Let’s imagine that the BST is our boss or parent or lover or internal voice not the Satan- the accuser. It may be like replacing hard-wiring. In the new model, what we do is received in the best possible light with deep understanding and compassion. We take the time to hold the babies we have inside ourselves. We can now give it everything it missed out on. When we do, we change history. We change the past and make a different future when we relate to ourselves in compassion.

We can make that choice. If we can only notice the negative voices inside our head- the ones that persist long after the initial relationships in which they may have been based, often long after oppressive figures and situations in our lives have passed on- then we can take responsibility to replace the judgement with the compassion, the harshness with openheartedness. We deserve it. Noone gains from the judgement. (Ignore that false belief- probably popping up already- that we all need criticism to do better- it’s not true.)

I’ve often been torn between what I thought was the split or dichotomy between referring to the inner spiritual life and journey and on the other hand talking about the commitment to social justice, our place and responsibility in the global situation. And now I am seeing that there is no split.

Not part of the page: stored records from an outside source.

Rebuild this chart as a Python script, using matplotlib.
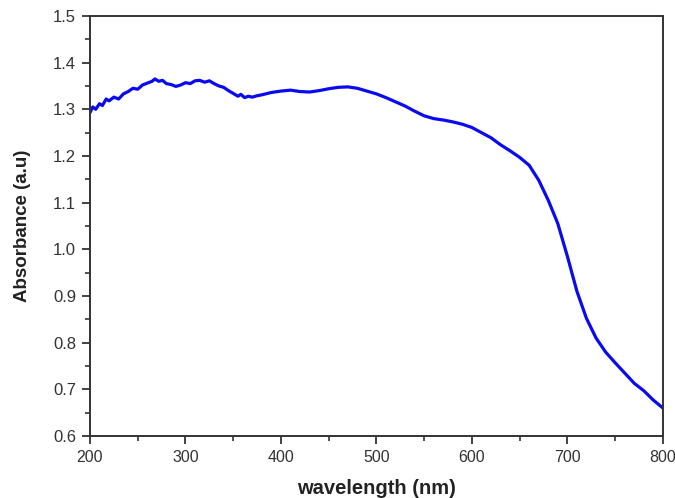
import matplotlib
matplotlib.use("Agg")
import matplotlib.pyplot as plt
from matplotlib.ticker import MultipleLocator

wavelength = [200, 203, 206, 210, 213, 217, 220, 225, 230, 235, 240, 245, 250, 255, 260, 265,
              268, 272, 276, 280, 285, 290, 295, 300, 305, 310, 315, 320, 325, 330, 335, 340,
              345, 350, 355, 358, 362, 366, 370, 375, 380, 390, 400, 410, 420, 430, 440, 450,
              460, 470, 480, 490, 500, 510, 520, 530, 540, 550, 560, 570, 580, 590, 600, 610,
              620, 630, 640, 650, 660, 670, 680, 690, 700, 710, 720, 730, 740, 750, 760, 770,
              780, 790, 800]
absorbance = [1.293, 1.305, 1.300, 1.312, 1.308, 1.322, 1.318, 1.326, 1.322, 1.333, 1.338, 1.345,
              1.343, 1.352, 1.356, 1.360, 1.365, 1.360, 1.362, 1.355, 1.353, 1.349, 1.352, 1.357,
              1.355, 1.361, 1.362, 1.358, 1.361, 1.355, 1.350, 1.347, 1.340, 1.334, 1.328, 1.332,
              1.325, 1.328, 1.326, 1.329, 1.331, 1.336, 1.339, 1.341, 1.338, 1.337, 1.340, 1.344,
              1.347, 1.348, 1.345, 1.339, 1.333, 1.325, 1.316, 1.307, 1.296, 1.286, 1.280, 1.277,
              1.273, 1.268, 1.261, 1.250, 1.239, 1.224, 1.211, 1.197, 1.180, 1.148, 1.105, 1.055,
              0.985, 0.910, 0.852, 0.810, 0.780, 0.757, 0.735, 0.713, 0.697, 0.677, 0.660]

plt.rcParams['font.family'] = ['Liberation Sans', 'DejaVu Sans']

fig = plt.figure(figsize=(6.75, 4.98), dpi=100)
ax = fig.add_axes([0.1333, 0.1245, 0.8487, 0.8435])
ax.plot(wavelength, absorbance, color='#0a0af0', lw=2.3)

ax.set_xlim(200, 800)
ax.set_ylim(0.6, 1.5)
ax.xaxis.set_major_locator(MultipleLocator(100))
ax.xaxis.set_minor_locator(MultipleLocator(50))
ax.yaxis.set_major_locator(MultipleLocator(0.1))
ax.yaxis.set_minor_locator(MultipleLocator(0.05))
ax.yaxis.set_major_formatter(matplotlib.ticker.FormatStrFormatter('%.1f'))

for s in ax.spines.values():
    s.set_color('#333333')
    s.set_linewidth(1.4)
ax.tick_params(which='major', direction='out', length=6, width=1.3, color='#333333',
               labelsize=12, labelcolor='#333333', top=False, right=False, pad=4)
ax.tick_params(axis='x', which='major', labelsize=11.5)
ax.tick_params(which='minor', direction='out', length=3.5, width=1.2, color='#333333',
               top=False, right=False)

ax.set_xlabel('wavelength (nm)', fontsize=14.5, fontweight='bold', color='#222222', labelpad=10)
ax.set_ylabel('Absorbance (a.u)', fontsize=13.5, fontweight='bold', color='#222222', labelpad=16)

fig.savefig('out.png', dpi=100, facecolor='white')
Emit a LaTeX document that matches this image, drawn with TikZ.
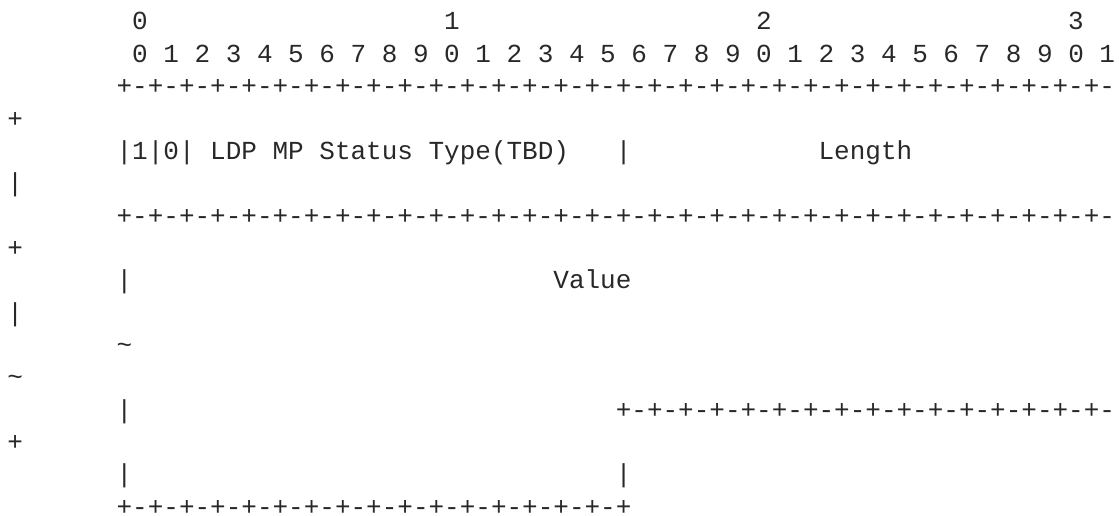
\documentclass[tikz,border=0pt]{standalone}
\usepackage{fontspec}
\newfontfamily\asciifont{Liberation Mono}
\definecolor{ink}{RGB}{40,40,40}
\tikzset{
  txt/.style={anchor=base west, inner sep=0pt, outer sep=0pt, text=ink,
    font=\asciifont\fontsize{26}{32}\selectfont}
}
% column c left edge: 7.4 + 15.6 c ; row r baseline: 30 + 32.35 r
\newcommand{\cx}[1]{\fpeval{7.4+15.6*(#1)}}
\newcommand{\ry}[1]{\fpeval{-(30+32.35*(#1))}}
\begin{document}
\begin{tikzpicture}[x=1pt,y=1pt]
\useasboundingbox (0,0) rectangle (1119,-516);
\def\Pe{+-+-+-+-}
% row 0
\node[txt] (h0) at (\cx{8},\ry{0}) {0};
\node[txt] (h1) at (\cx{28},\ry{0}) {1};
\node[txt] (h2) at (\cx{48},\ry{0}) {2};
\node[txt] (h3) at (\cx{68},\ry{0}) {3};
% row 1
\node[txt] (bits) at (\cx{8},\ry{1}) {0 1 2 3 4 5 6 7 8 9 0 1 2 3 4 5 6 7 8 9 0 1 2 3 4 5 6 7 8 9 0 1};
% row 2
\node[txt] (top) at (\cx{7},\ry{2}) {\Pe\Pe\Pe\Pe\Pe\Pe\Pe\Pe};
\node[txt] (w3) at (\cx{0},\ry{3}) {+};
% row 4
\node[txt] (type) at (\cx{7},\ry{4}) {|1|0| LDP MP Status Type(TBD)};
\node[txt] (sep4) at (\cx{39},\ry{4}) {|};
\node[txt] (len) at (\cx{52},\ry{4}) {Length};
\node[txt] (w5) at (\cx{0},\ry{5}) {|};
% row 6
\node[txt] (mid) at (\cx{7},\ry{6}) {\Pe\Pe\Pe\Pe\Pe\Pe\Pe\Pe};
\node[txt] (w7) at (\cx{0},\ry{7}) {+};
% row 8
\node[txt] (l8) at (\cx{7},\ry{8}) {|};
\node[txt] (val) at (\cx{35},\ry{8}) {Value};
\node[txt] (w9) at (\cx{0},\ry{9}) {|};
% row 10
\node[txt] (t10) at (\cx{7},\ry{10}) {\textasciitilde};
\node[txt] (w11) at (\cx{0},\ry{11}) {\textasciitilde};
% row 12
\node[txt] (l12) at (\cx{7},\ry{12}) {|};
\node[txt] (part) at (\cx{39},\ry{12}) {\Pe\Pe\Pe\Pe};
\node[txt] (w13) at (\cx{0},\ry{13}) {+};
% row 14
\node[txt] (l14) at (\cx{7},\ry{14}) {|};
\node[txt] (r14) at (\cx{39},\ry{14}) {|};
% row 15
\node[txt, text depth=0pt] (bot) at (\cx{7},\ry{15}) {\Pe\Pe\Pe\Pe+};
\end{tikzpicture}
\end{document}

It needs to be more fully developed but for now the more I can truly honour and cherish myself, the more empowered I am to act in the world in responsible and distress-free ways.

I want you, at this very moment, to forgive yourself, and to continue for the next 25 hours and beyond. Look now at how everything that you have done has been the best you could have with the resources available in the situation you had. This is the same of everyone. It doesn’t excuse wrongdoing but it opens up the darkness that happens in the world to compassion and healing- and transformation. We can’t look at ourselves or the world without compassion.

I’m not moving forward without you. I want to move forward with my whole self in its integrity and the more you can do that the more I can too. It’s something we can ONLY do for ourselves and yet it is something, for which we totally need each other. No one benefits from the senseless baseless hatred and harsh unnecessary judgement meted out to our selves primarily and to others and it will stop now. It will be replaced with the expansiveness, connectedness and the love that is our true nature. SO be it. Ken Yehi ratzon

How precious is your lovingkindness God, and humans take refuge in the shade of your wings. Mah yakar hasdecha elohim uvnei adam betzel cnafecha yehesayun.